Richard Fremantle and the Collection of Contemporary Art in Tuscany

Two days of study and in-depth analysis – 16-17 July 2021

IMT – Scuola Alti Studi Lucca (LU), Palazzo Museo Bourbon del Monte, Monte Santa Maria TIberina (PG)

Emanuele Carlenzi & Ginevra Ludovici

Commemorating the third anniversary of Richard Fremantle’s passing, these two days of study will celebrate Richard Fremantle (1936-2018), scholar, collector and patron, focusing on his passion for contemporary arts in Tuscany from the second half of the twentieth century to the first years of the twenty-first.

After studying History of Art in the United States, he received a specialisation in Renaissance art in Florence, centring on the figure of Masaccio.

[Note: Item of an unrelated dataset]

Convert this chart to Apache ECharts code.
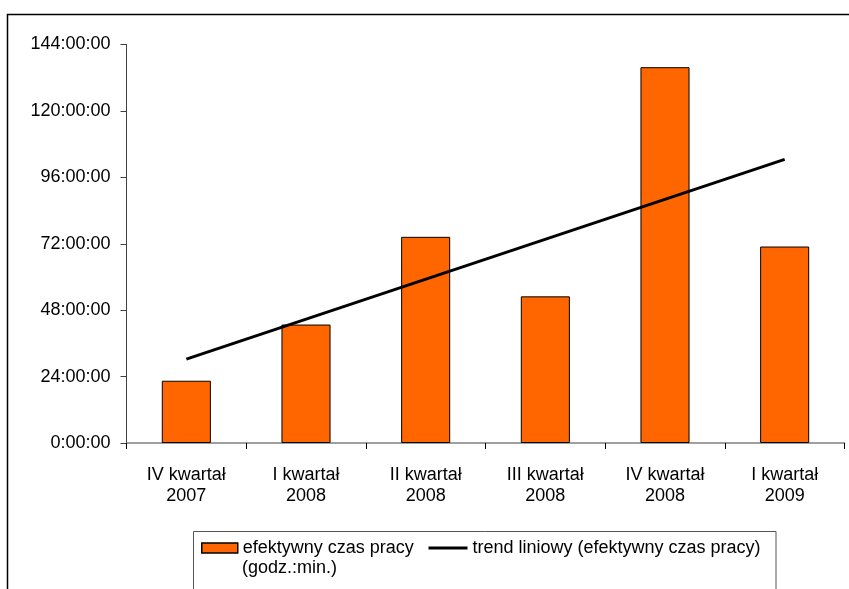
<!DOCTYPE html>
<html>
<head>
<meta charset="utf-8">
<script src="https://cdn.jsdelivr.net/npm/echarts@6/dist/echarts.min.js"></script>
<style>html,body{margin:0;padding:0;background:#fff}#c{width:849px;height:589px}</style>
</head>
<body>
<div id="c"></div>
<script>
// Data (hours)
const categories = ['IV kwartał\n2007', 'I kwartał\n2008', 'II kwartał\n2008', 'III kwartał\n2008', 'IV kwartał\n2008', 'I kwartał\n2009'];
const workHours = [22.5, 42.8, 74.5, 53.0, 135.8, 71.0];
const trendHours = [30.3, null, null, null, null, 102.5];
const yTicks = [0, 24, 48, 72, 96, 120, 144];
const barName = 'efektywny czas pracy';
const barNameLine2 = '(godz.:min.)';
const trendName = 'trend liniowy (efektywny czas pracy)';

const font = 'Liberation Sans, Arial, sans-serif';
const chart = echarts.init(document.getElementById('c'), null, {renderer: 'canvas'});
chart.setOption({
  animation: false,
  backgroundColor: '#fff',
  grid: {left: 126.5, right: 4.5, top: 44.5, bottom: 146, containLabel: false},
  xAxis: {
    type: 'category',
    data: categories,
    boundaryGap: true,
    axisLine: {lineStyle: {color: '#808080', width: 1.5}},
    axisTick: {show: true, length: 6, alignWithLabel: false, lineStyle: {color: '#000', width: 1}},
    axisLabel: {color: '#000', fontFamily: font, fontSize: 18, lineHeight: 21, margin: 22, interval: 0}
  },
  yAxis: {
    type: 'value',
    min: yTicks[0],
    max: yTicks[yTicks.length - 1],
    interval: 24,
    splitLine: {show: false},
    axisLine: {show: true, lineStyle: {color: '#404040', width: 1}},
    axisTick: {show: true, length: 6, lineStyle: {color: '#404040', width: 1}},
    axisLabel: {color: '#000', fontFamily: font, fontSize: 18, margin: 16,
      formatter: v => v + ':00:00'}
  },
  legend: [
    {
      data: [{name: barName, icon: 'rect',
        itemStyle: {color: '#FF6600', borderColor: '#000', borderWidth: 1.5}}],
      left: 201, top: 538, padding: 0,
      itemWidth: 36, itemHeight: 10, itemGap: 0,
      textStyle: {color: '#000', fontFamily: font, fontSize: 18, lineHeight: 20}
    },
    {
      data: [trendName], left: 427, top: 538, padding: 0,
      itemWidth: 39, itemHeight: 10, itemGap: 0,
      itemStyle: {color: 'rgba(0,0,0,0)', borderColor: 'rgba(0,0,0,0)', borderWidth: 0, opacity: 0},
      lineStyle: {color: '#000', width: 3},
      textStyle: {color: '#000', fontFamily: font, fontSize: 18, lineHeight: 20}
    }
  ],
  graphic: [
    {type: 'rect', left: 5, top: 12, shape: {x: 0, y: 0, width: 900, height: 700},
      style: {fill: 'none', stroke: '#000', lineWidth: 1.5}, silent: true, z: -1},
    {type: 'rect', shape: {x: 193.5, y: 531.5, width: 582.5, height: 80},
      style: {fill: 'none', stroke: '#555', lineWidth: 1}, silent: true},
    {type: 'text', x: 242, y: 568, style: {text: barNameLine2, fill: '#000',
      font: '18px ' + font, verticalAlign: 'middle', align: 'left'}, silent: true}
  ],
  series: [
    {
      name: barName,
      type: 'bar',
      data: workHours,
      barWidth: '41%',
      itemStyle: {color: '#FF6600', borderColor: '#000', borderWidth: 1}
    },
    {
      name: trendName,
      type: 'line',
      data: trendHours,
      connectNulls: true,
      showSymbol: false,
      symbol: 'none',
      lineStyle: {color: '#000', width: 3},
      itemStyle: {color: '#000'},
      z: 5
    }
  ]
});
</script>
</body>
</html>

Unlike the stereotypical character of the art historian who lives the influence of the ‘Bel Paese’ behind the spell of the ‘Grand Tour’, he soon realised that Tuscany had great potential for a more ambitious career, where relations could we woven, support and friendship could be given to and received from fellow artists, and a collection be created. It is following this dream that in 2005 he founded the Fremantle Foundation for Foreign Artists (FFAST) in Fiesole, just north-east of the city of Florence, choosing Villa Peyron as his headquarters. From the start, his mission was clear: he desired to establish a repertoire that united the production of foreign art in Tuscany especially British and American but open to all, from the twentieth century without rules or restrictions on what medium the artist chose to use for their work, as well as providing a comfortable space for artists in residence. The setting he wanted to bring to life was a cultural institution that pushed the limits of the classic museum centre: an institution built around detailed study of the contemporary focused on the interaction between artists, scholars, researchers, and students. The Fremantle collection houses today over seven hundred pieces and a hundred and fifty artists, ranging indistinctly between painting, drawing, sculpture, photography and mixed visual media, featuring renowned names such as Ben Long and Elisabeth Chaplin and less known, but not less interesting, names like Maja Einstein Winteler, Rose Shakinovsky and Maria Gamundi. The collection, whilst being an enormous testimony to the visual expression and artistic taste of this period, also reveals a specific interest in the arts from a female approach.

The transfer of the collection to the Palazzo Museo Bourbon del Monte in the Umbrian town of Monte Santa Maria Tiberina, strongly supported by his heir Oskar Baines Fremantle who has assiduously dedicated himself to the conservation and appreciation of Fremantle’s work, will be honoured in these two days of learning.

The first day, at IMT – Scuola Alti Studi Lucca, aims to explore the poliedric figure of Richard Fremantle, art historian, collector and philanthropist, with the aim to understand his personality set against the backdrop of the wider context of foreign collection in Italy and Toscany; there will be an in-depth analysis of some of the distinctive features of his artistic acquisitions through laboratory sessions and workshops organised in the Palazzo Bourbon del Monte, and so allowing a direct study of the works in the setting that houses them.